■ **Problem to work on**:
Can you pull out each line of the data below that includes the word "this"?

■ **Data supplied**:
>> START

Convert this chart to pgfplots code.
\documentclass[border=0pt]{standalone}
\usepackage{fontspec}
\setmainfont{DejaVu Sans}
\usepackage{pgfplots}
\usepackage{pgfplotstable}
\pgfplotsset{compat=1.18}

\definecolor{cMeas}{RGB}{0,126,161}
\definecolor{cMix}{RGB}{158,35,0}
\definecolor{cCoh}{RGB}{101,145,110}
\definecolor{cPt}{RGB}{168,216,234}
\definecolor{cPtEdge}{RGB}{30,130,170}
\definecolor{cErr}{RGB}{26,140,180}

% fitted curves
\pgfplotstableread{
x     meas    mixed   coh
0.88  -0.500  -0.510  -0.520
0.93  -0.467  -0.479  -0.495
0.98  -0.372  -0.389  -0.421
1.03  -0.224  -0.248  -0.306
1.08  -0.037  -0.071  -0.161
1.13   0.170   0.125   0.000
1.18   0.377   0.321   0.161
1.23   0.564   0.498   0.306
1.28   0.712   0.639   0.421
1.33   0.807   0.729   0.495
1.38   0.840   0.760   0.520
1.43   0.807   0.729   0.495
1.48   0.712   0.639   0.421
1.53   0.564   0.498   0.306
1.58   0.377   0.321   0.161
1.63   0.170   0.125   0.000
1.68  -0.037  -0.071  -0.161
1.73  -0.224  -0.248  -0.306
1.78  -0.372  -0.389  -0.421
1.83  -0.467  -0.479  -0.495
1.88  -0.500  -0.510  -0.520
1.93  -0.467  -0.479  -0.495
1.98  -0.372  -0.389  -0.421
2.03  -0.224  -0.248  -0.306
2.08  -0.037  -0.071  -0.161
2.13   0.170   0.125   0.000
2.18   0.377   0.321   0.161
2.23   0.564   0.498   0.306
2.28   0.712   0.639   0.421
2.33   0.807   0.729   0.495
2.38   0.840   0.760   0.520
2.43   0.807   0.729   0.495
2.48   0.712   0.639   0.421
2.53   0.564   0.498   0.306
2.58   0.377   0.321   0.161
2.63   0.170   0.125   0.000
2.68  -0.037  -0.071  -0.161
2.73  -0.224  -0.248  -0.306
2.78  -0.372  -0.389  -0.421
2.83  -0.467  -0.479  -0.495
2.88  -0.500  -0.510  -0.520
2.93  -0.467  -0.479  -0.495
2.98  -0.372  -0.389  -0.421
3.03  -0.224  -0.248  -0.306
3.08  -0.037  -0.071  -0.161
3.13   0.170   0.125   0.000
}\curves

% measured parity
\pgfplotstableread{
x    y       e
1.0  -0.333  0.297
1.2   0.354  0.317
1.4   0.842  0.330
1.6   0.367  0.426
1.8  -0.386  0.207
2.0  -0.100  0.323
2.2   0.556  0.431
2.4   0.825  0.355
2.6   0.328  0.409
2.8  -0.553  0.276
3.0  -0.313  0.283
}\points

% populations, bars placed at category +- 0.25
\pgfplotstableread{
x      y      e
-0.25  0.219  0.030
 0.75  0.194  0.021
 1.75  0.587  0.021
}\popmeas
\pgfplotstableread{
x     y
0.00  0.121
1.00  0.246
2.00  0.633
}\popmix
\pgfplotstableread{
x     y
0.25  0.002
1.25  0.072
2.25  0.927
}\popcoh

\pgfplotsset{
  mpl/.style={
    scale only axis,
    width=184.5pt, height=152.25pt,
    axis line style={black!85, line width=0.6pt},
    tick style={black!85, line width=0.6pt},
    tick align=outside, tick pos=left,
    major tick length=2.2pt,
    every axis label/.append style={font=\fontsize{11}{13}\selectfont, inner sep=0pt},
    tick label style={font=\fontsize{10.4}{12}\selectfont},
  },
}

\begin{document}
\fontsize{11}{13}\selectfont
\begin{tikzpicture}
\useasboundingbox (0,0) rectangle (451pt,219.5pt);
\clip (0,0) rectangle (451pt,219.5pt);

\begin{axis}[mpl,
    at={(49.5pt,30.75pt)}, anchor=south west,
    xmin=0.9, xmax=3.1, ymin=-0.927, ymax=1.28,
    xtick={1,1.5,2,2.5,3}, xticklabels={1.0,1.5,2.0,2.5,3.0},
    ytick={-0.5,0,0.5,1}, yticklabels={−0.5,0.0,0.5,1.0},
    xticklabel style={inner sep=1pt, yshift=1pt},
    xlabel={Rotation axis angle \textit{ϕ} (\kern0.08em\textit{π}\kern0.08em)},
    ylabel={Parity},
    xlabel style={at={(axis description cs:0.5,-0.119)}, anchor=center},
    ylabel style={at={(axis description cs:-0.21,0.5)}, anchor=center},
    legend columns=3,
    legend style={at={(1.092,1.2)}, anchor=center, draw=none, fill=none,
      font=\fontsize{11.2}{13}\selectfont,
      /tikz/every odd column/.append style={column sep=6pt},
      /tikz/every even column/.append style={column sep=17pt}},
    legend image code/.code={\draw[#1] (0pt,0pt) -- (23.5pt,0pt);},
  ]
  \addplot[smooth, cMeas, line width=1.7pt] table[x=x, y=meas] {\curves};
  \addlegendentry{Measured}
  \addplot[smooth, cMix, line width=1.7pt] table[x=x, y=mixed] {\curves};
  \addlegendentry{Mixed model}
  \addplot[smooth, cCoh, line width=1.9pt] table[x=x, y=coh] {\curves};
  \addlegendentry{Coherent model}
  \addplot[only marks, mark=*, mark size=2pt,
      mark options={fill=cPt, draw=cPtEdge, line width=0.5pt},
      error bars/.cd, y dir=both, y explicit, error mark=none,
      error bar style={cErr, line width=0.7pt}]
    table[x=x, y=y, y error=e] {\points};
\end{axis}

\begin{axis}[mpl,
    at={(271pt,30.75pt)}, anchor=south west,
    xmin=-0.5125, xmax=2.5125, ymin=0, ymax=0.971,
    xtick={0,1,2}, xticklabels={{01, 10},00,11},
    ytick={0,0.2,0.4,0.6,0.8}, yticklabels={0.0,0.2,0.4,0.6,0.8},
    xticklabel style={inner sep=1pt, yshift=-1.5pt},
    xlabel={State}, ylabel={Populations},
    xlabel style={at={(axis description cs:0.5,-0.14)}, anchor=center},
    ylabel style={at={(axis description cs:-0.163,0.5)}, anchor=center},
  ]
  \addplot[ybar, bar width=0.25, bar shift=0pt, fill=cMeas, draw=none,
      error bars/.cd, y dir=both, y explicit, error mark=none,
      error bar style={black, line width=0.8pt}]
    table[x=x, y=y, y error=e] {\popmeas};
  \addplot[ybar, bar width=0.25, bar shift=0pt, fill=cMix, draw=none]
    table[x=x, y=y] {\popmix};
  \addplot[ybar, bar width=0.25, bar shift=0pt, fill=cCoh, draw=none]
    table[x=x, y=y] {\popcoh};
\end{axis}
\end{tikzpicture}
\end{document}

>> END
>> START

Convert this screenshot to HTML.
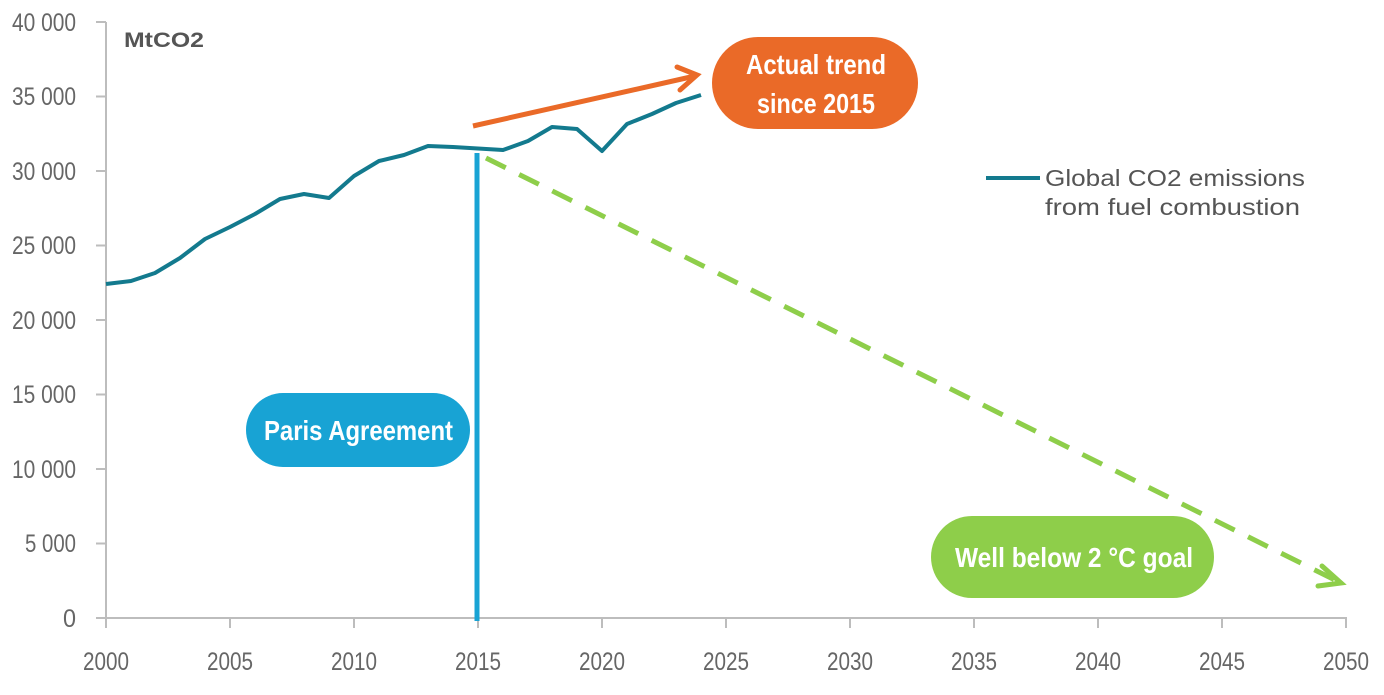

>> END
>> START

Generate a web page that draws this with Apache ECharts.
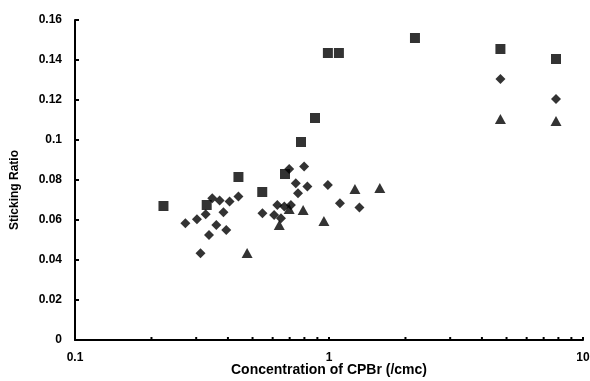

>> END

■ **Task output**:
Convert this chart to pgfplots code.
Convert this screenshot to HTML.
Generate a web page that draws this with Apache ECharts.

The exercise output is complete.